A few hours later, he made a dramatic call into a congressional hearing, telling lawmakers in Washington through the cellphone of a human rights activist that he wanted to travel to the United States to rest and that he was most worried about “the safety of my mother and my brothers.”

Chen said he wanted to travel to the United States, but only temporarily, perhaps to study. “It’s not a one-time-only decision,” Chen told the Washington Post from his hospital room. “It doesn’t mean I won’t come back. As a free person, I believe I am endowed with the right to leave China when I want to and come back anytime I want.”

China’s foreign ministry said Friday that if the well-known activist wanted to leave the country to study, he had to apply through the Chinese government like other ordinary citizens.

“Chen Guangcheng is currently being treated in hospital,” the spokesman, Liu Weimin, said in a statement. “If he wants to study abroad, he can apply through normal channels to the relevant departments, according to the law, just like any other Chinese citizen.”

With the fate of Chen and his family uncertain, the Obama administration drew sharp criticism Thursday for its handling of the crisis.

U.S. officials expressed concern and frustration at not being able to meet with Chen. But granting him any assistance — much less safe passage to the United States — has grown far more complex and difficult since his departure from the U.S. Embassy on Wednesday, six days after escaping de facto house arrest in his village.

Once Chen left the sovereign soil of the embassy, the leverage of U.S. officials went with him.

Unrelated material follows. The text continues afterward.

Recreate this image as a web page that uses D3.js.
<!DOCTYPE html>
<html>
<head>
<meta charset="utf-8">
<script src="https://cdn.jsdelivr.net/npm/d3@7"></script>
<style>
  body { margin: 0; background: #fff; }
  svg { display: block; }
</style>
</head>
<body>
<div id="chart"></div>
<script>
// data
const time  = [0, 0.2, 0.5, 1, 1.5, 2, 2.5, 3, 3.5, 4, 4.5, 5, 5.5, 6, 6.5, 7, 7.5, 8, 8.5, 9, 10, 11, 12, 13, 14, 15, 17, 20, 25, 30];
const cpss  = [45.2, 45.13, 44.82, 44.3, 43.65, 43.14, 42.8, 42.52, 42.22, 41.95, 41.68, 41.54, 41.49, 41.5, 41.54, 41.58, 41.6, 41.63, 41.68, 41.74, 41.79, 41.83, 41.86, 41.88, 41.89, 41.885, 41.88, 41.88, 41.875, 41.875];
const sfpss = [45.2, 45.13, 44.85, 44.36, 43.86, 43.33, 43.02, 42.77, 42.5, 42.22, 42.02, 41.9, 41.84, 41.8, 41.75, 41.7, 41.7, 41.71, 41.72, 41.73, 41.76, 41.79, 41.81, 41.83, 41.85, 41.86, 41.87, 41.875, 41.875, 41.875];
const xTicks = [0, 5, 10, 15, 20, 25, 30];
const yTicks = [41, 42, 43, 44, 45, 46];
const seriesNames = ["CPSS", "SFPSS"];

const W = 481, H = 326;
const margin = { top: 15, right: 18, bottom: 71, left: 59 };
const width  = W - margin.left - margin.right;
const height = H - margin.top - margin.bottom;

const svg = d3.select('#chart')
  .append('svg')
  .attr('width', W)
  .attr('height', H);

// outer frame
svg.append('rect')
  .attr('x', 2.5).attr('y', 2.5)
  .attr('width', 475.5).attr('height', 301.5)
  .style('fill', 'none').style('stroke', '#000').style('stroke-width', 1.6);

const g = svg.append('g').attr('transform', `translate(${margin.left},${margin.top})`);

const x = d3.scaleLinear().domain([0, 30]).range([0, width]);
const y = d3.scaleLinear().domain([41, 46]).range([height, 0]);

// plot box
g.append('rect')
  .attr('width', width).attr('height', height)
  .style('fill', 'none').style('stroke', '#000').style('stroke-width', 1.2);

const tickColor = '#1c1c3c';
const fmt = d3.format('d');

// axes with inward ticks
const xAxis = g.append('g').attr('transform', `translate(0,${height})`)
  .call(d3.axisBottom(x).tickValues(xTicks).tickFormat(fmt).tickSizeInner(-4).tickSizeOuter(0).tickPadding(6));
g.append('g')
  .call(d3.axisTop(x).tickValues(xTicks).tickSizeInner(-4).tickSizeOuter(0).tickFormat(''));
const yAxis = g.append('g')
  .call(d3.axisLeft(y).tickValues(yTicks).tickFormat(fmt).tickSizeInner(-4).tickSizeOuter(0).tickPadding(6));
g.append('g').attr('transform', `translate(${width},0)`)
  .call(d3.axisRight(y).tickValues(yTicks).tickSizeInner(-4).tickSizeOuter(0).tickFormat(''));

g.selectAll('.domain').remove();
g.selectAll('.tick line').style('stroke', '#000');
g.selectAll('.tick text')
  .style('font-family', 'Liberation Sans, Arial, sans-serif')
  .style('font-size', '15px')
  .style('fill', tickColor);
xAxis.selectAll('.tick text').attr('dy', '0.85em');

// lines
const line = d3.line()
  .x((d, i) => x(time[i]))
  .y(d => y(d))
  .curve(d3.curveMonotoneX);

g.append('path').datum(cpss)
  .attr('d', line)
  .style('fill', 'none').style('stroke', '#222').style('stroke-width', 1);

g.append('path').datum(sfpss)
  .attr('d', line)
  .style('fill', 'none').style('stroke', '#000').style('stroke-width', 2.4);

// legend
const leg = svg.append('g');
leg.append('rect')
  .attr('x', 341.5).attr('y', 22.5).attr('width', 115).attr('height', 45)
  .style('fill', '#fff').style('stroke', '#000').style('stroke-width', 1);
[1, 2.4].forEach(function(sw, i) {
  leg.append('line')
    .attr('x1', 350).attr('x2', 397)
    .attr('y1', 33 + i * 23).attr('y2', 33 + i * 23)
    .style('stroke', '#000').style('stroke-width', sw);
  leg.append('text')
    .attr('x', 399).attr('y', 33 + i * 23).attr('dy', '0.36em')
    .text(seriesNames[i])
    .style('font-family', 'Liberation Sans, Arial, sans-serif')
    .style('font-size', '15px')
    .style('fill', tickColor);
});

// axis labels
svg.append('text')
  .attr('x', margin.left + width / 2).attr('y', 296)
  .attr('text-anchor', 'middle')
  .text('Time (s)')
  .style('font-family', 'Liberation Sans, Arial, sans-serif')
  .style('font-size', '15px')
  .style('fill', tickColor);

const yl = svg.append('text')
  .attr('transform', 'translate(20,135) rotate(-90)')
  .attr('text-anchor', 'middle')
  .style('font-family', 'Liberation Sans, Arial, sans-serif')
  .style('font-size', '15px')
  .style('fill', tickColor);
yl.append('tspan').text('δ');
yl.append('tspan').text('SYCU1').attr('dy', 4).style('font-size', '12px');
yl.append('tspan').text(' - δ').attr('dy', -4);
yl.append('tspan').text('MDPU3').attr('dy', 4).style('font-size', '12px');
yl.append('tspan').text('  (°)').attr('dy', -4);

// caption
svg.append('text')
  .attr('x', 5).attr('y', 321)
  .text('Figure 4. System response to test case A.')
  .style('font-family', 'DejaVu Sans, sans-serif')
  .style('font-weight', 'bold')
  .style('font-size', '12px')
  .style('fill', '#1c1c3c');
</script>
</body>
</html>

Now he is under the control of Chinese authorities, who on Thursday blocked all access to the activist.

“We haven’t had either a diplomat or a doctor in to see him,” said one U.S. official, who spoke on the condition of anonymity to be more candid. “There’s plenty of anxiety about what’s going on.” The official said that U.S. diplomats had extraordinary difficulties even trying to telephone Chen on Thursday and that their two calls with him were extremely brief, with one cut off after just seconds. Lacking direct access to Chen, U.S. officials met his wife, Yuan Weijing, outside the hospital.

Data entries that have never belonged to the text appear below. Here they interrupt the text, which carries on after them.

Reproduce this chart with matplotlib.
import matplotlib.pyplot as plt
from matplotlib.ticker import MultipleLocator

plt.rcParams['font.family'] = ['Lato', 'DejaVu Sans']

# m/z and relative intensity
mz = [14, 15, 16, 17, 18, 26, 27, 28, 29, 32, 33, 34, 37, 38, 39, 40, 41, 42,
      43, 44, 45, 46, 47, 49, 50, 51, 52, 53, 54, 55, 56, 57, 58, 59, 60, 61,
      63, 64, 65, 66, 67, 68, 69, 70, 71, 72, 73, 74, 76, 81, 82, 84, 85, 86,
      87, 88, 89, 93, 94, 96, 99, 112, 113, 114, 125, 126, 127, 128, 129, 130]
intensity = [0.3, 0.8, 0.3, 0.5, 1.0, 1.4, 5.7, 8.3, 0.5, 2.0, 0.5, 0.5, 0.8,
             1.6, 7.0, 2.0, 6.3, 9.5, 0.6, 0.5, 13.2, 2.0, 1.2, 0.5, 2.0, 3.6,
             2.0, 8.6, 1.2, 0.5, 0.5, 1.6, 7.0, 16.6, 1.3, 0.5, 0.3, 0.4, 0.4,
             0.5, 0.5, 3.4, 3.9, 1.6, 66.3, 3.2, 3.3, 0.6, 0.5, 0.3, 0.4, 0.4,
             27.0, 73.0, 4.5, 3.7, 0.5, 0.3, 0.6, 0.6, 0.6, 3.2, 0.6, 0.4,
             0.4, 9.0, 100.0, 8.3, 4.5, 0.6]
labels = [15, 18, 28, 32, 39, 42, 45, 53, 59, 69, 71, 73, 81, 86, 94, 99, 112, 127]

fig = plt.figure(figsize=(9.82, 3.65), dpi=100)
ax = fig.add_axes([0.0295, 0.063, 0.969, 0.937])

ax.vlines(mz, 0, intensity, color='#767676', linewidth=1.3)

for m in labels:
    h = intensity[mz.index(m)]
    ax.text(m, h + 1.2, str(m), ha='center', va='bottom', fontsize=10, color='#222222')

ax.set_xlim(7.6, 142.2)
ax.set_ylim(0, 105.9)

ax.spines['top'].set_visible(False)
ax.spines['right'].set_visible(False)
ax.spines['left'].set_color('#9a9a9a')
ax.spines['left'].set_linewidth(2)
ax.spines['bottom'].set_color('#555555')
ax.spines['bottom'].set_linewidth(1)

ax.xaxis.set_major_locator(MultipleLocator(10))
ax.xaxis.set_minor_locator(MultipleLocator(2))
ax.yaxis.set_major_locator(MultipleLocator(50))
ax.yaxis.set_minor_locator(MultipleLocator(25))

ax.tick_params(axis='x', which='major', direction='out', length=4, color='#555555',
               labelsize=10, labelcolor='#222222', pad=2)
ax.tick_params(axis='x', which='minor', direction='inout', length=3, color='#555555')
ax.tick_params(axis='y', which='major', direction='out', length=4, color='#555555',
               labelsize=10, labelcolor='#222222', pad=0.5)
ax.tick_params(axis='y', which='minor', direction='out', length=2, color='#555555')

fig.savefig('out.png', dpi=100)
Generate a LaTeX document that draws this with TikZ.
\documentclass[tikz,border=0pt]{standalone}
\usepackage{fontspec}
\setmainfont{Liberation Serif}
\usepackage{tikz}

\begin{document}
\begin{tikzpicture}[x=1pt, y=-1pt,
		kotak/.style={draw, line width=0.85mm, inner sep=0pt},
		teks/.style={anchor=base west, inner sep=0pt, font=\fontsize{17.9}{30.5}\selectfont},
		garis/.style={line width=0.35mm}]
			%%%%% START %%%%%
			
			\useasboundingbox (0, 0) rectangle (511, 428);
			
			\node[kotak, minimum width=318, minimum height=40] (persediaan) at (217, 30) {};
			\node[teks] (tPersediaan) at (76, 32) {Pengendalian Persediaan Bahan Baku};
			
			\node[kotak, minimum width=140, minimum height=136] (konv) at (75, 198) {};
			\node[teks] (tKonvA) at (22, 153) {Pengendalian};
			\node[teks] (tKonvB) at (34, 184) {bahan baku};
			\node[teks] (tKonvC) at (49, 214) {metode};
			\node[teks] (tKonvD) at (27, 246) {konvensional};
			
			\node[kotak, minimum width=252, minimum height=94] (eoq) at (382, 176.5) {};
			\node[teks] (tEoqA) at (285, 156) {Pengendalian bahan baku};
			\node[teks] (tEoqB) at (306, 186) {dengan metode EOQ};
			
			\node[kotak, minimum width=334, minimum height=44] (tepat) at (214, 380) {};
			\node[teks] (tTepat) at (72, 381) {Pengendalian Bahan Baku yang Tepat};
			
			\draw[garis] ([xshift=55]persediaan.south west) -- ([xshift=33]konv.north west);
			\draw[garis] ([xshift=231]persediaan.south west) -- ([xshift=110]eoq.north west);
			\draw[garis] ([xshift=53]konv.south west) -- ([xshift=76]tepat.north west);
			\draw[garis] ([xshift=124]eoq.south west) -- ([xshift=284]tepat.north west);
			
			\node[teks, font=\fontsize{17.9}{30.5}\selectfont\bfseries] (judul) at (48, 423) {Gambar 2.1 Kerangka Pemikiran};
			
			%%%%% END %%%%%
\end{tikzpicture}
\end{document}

A senior State Department official said U.S. Embassy personnel again spoke with Chen and met with his wife late Friday morning.

According to U.S. officials, Chen had previously insisted that he wanted to remain in China. But U.S. Ambassador Gary Locke said Thursday that “it’s apparent now that he’s had a change of heart.”

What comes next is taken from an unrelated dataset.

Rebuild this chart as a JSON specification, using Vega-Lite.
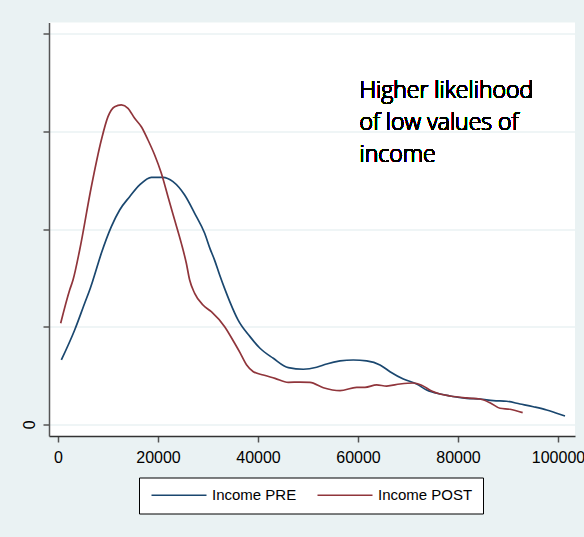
{
  "$schema": "https://vega.github.io/schema/vega-lite/v6.json",
  "autosize": {"type": "none"},
  "width": 526,
  "height": 413.5,
  "padding": {"left": 49, "top": 22.5, "right": 9, "bottom": 101},
  "background": "#eaf2f3",
  "config": {
    "view": {"fill": "white", "stroke": null},
    "font": "Liberation Sans"
  },
  "data": {
    "values": [
      {"series": "Income PRE", "income": 667, "density": 0.659},
      {"series": "Income PRE", "income": 3333, "density": 0.966},
      {"series": "Income PRE", "income": 5333, "density": 1.24},
      {"series": "Income PRE", "income": 6333, "density": 1.376},
      {"series": "Income PRE", "income": 7000, "density": 1.478},
      {"series": "Income PRE", "income": 8667, "density": 1.752},
      {"series": "Income PRE", "income": 10667, "density": 2.025},
      {"series": "Income PRE", "income": 12333, "density": 2.196},
      {"series": "Income PRE", "income": 14333, "density": 2.332},
      {"series": "Income PRE", "income": 16333, "density": 2.452},
      {"series": "Income PRE", "income": 18667, "density": 2.531},
      {"series": "Income PRE", "income": 21000, "density": 2.531},
      {"series": "Income PRE", "income": 23000, "density": 2.486},
      {"series": "Income PRE", "income": 25333, "density": 2.349},
      {"series": "Income PRE", "income": 27333, "density": 2.162},
      {"series": "Income PRE", "income": 29333, "density": 1.957},
      {"series": "Income PRE", "income": 30400, "density": 1.8},
      {"series": "Income PRE", "income": 31333, "density": 1.68},
      {"series": "Income PRE", "income": 32333, "density": 1.53},
      {"series": "Income PRE", "income": 33333, "density": 1.39},
      {"series": "Income PRE", "income": 34333, "density": 1.26},
      {"series": "Income PRE", "income": 36000, "density": 1.07},
      {"series": "Income PRE", "income": 38400, "density": 0.898},
      {"series": "Income PRE", "income": 40400, "density": 0.779},
      {"series": "Income PRE", "income": 43067, "density": 0.676},
      {"series": "Income PRE", "income": 46067, "density": 0.58},
      {"series": "Income PRE", "income": 49067, "density": 0.564},
      {"series": "Income PRE", "income": 51733, "density": 0.584},
      {"series": "Income PRE", "income": 53733, "density": 0.618},
      {"series": "Income PRE", "income": 56400, "density": 0.649},
      {"series": "Income PRE", "income": 59067, "density": 0.659},
      {"series": "Income PRE", "income": 61733, "density": 0.649},
      {"series": "Income PRE", "income": 64400, "density": 0.608},
      {"series": "Income PRE", "income": 66400, "density": 0.539},
      {"series": "Income PRE", "income": 69067, "density": 0.464},
      {"series": "Income PRE", "income": 71733, "density": 0.413},
      {"series": "Income PRE", "income": 73733, "density": 0.351},
      {"series": "Income PRE", "income": 76400, "density": 0.31},
      {"series": "Income PRE", "income": 78400, "density": 0.29},
      {"series": "Income PRE", "income": 81733, "density": 0.266},
      {"series": "Income PRE", "income": 84400, "density": 0.259},
      {"series": "Income PRE", "income": 87067, "density": 0.242},
      {"series": "Income PRE", "income": 89733, "density": 0.236},
      {"series": "Income PRE", "income": 92400, "density": 0.208},
      {"series": "Income PRE", "income": 95067, "density": 0.18},
      {"series": "Income PRE", "income": 97733, "density": 0.147},
      {"series": "Income PRE", "income": 99733, "density": 0.113},
      {"series": "Income PRE", "income": 101400, "density": 0.085},
      {"series": "Income POST", "income": 533, "density": 1.035},
      {"series": "Income POST", "income": 2333, "density": 1.376},
      {"series": "Income POST", "income": 3000, "density": 1.478},
      {"series": "Income POST", "income": 4333, "density": 1.786},
      {"series": "Income POST", "income": 6667, "density": 2.434},
      {"series": "Income POST", "income": 8667, "density": 2.913},
      {"series": "Income POST", "income": 10000, "density": 3.152},
      {"series": "Income POST", "income": 11333, "density": 3.254},
      {"series": "Income POST", "income": 12667, "density": 3.272},
      {"series": "Income POST", "income": 14000, "density": 3.238},
      {"series": "Income POST", "income": 15333, "density": 3.135},
      {"series": "Income POST", "income": 16667, "density": 3.049},
      {"series": "Income POST", "income": 18000, "density": 2.913},
      {"series": "Income POST", "income": 19333, "density": 2.759},
      {"series": "Income POST", "income": 20667, "density": 2.572},
      {"series": "Income POST", "income": 22000, "density": 2.332},
      {"series": "Income POST", "income": 23333, "density": 2.093},
      {"series": "Income POST", "income": 24667, "density": 1.854},
      {"series": "Income POST", "income": 25667, "density": 1.65},
      {"series": "Income POST", "income": 26333, "density": 1.478},
      {"series": "Income POST", "income": 27333, "density": 1.342},
      {"series": "Income POST", "income": 29000, "density": 1.222},
      {"series": "Income POST", "income": 30667, "density": 1.154},
      {"series": "Income POST", "income": 33333, "density": 1.0},
      {"series": "Income POST", "income": 35333, "density": 0.83},
      {"series": "Income POST", "income": 36400, "density": 0.734},
      {"series": "Income POST", "income": 37733, "density": 0.608},
      {"series": "Income POST", "income": 39067, "density": 0.539},
      {"series": "Income POST", "income": 41067, "density": 0.505},
      {"series": "Income POST", "income": 43400, "density": 0.471},
      {"series": "Income POST", "income": 46067, "density": 0.43},
      {"series": "Income POST", "income": 48400, "density": 0.433},
      {"series": "Income POST", "income": 50400, "density": 0.43},
      {"series": "Income POST", "income": 53067, "density": 0.375},
      {"series": "Income POST", "income": 56400, "density": 0.344},
      {"series": "Income POST", "income": 59733, "density": 0.379},
      {"series": "Income POST", "income": 61400, "density": 0.379},
      {"series": "Income POST", "income": 63733, "density": 0.403},
      {"series": "Income POST", "income": 65733, "density": 0.392},
      {"series": "Income POST", "income": 68400, "density": 0.413},
      {"series": "Income POST", "income": 71067, "density": 0.423},
      {"series": "Income POST", "income": 72733, "density": 0.4},
      {"series": "Income POST", "income": 74733, "density": 0.341},
      {"series": "Income POST", "income": 76400, "density": 0.31},
      {"series": "Income POST", "income": 78400, "density": 0.29},
      {"series": "Income POST", "income": 81733, "density": 0.27},
      {"series": "Income POST", "income": 84400, "density": 0.259},
      {"series": "Income POST", "income": 86400, "density": 0.221},
      {"series": "Income POST", "income": 88400, "density": 0.164},
      {"series": "Income POST", "income": 90400, "density": 0.154},
      {"series": "Income POST", "income": 92933, "density": 0.119}
    ]
  },
  "layer": [
    {
      "mark": {"type": "line", "strokeWidth": 1.7, "interpolate": "monotone"},
      "encoding": {
        "x": {
          "field": "income", "type": "quantitative",
          "scale": {"domain": [-1800, 103400], "nice": false, "zero": false},
          "axis": {
            "title": null, "values": [0, 20000, 40000, 60000, 80000, 100000],
            "format": "d", "grid": false, "domain": true, "domainColor": "#333333", "domainWidth": 1.5,
            "tickColor": "#555555", "tickSize": 6, "tickWidth": 1.5,
            "labelFont": "Liberation Sans", "labelFontSize": 16, "labelColor": "#000000",
            "labelPadding": 7, "labelFlush": false, "labelOverlap": false
          }
        },
        "y": {
          "field": "density", "type": "quantitative",
          "scale": {"domain": [-0.12, 4.117], "nice": false, "zero": false},
          "axis": {
            "title": null, "values": [0, 1, 2, 3, 4],
            "labelExpr": "datum.value == 0 ? '0' : ''",
            "grid": true, "gridColor": "#eaf2f3", "gridWidth": 1.5,
            "domain": true, "domainColor": "#555555", "domainWidth": 1.5,
            "tickColor": "#555555", "tickSize": 6, "tickWidth": 1.5,
            "labelAngle": 270, "labelAlign": "center", "labelBaseline": "bottom",
            "labelFont": "Liberation Sans", "labelFontSize": 16, "labelColor": "#000000",
            "labelPadding": 6
          }
        },
        "color": {
          "field": "series", "type": "nominal",
          "scale": {"domain": ["Income PRE", "Income POST"], "range": ["#1a476f", "#90353b"]},
          "legend": {
            "title": null, "orient": "none", "legendX": 90, "legendY": 455,
            "direction": "horizontal", "strokeColor": "#000000", "fillColor": "#ffffff",
            "padding": 10, "symbolType": "M-1,0H10", "symbolSize": 100, "symbolStrokeWidth": 1.6,
            "labelFont": "Liberation Sans", "labelFontSize": 15, "labelColor": "#000000",
            "labelOffset": 48, "columnPadding": 17, "labelLimit": 300
          }
        }
      }
    },
    {
      "mark": {"type": "text", "text": ["Higher likelihood", "of low values of", "income"], "font": "Open Sans", "fontWeight": 300, "fontSize": 23, "lineHeight": 32, "align": "left", "baseline": "alphabetic", "color": "#000000"},
      "encoding": {
        "x": {"datum": 60300, "type": "quantitative"},
        "y": {"datum": 3.34, "type": "quantitative"}
      }
    }
  ]
}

Chen, in the interview, clarified reports portraying him as pleading for asylum, insisting that he wants to travel to the United States only temporarily, retaining the freedom to return to China.

Some Republicans and human rights advocates have accused the Obama administration of mismanaging Chen’s case, saying it was too trusting of the Chinese government, given its history of mistreating dissidents.

“Our embassy failed to put in place the kind of verifiable measures that would have assured the safety of Mr. Chen and his family,” said Mitt Romney, the presumptive Republican presidential nominee. “If these reports are true, this is a dark day for freedom, and it’s a day of shame for the Obama administration.”

‘Substantial’ fallout

For China, the crisis falls into an ongoing struggle between increasingly visible reform-minded moderates within the Communist Party and hard-liners who emphasize security and stability at any cost.

Some analysts saw Chinese officials’ quick acceptance of Wednesday’s deal as a sign of the reform faction’s sway. In many ways, China’s apparent willingness to give assurances to a foreign country about how it would treat one of its citizens was exceedingly rare.

But the deal’s rapid unraveling could, instead, boost hard-liners.

“The collateral damage here is substantial,” said Kenneth G. Lieberthal, a China expert at the Brookings Institution in Washington. “If there was a debate on the Chinese side on whether to negotiate, this certainly isn’t good for those who pushed for the deal.”

At the hospital Thursday, police harshly treated journalists and a small number of Chen’s supporters who tried to see him in his first-floor room. On Friday, more supporters reported being beaten and detained by police for going to the hospital to try to visit Chen.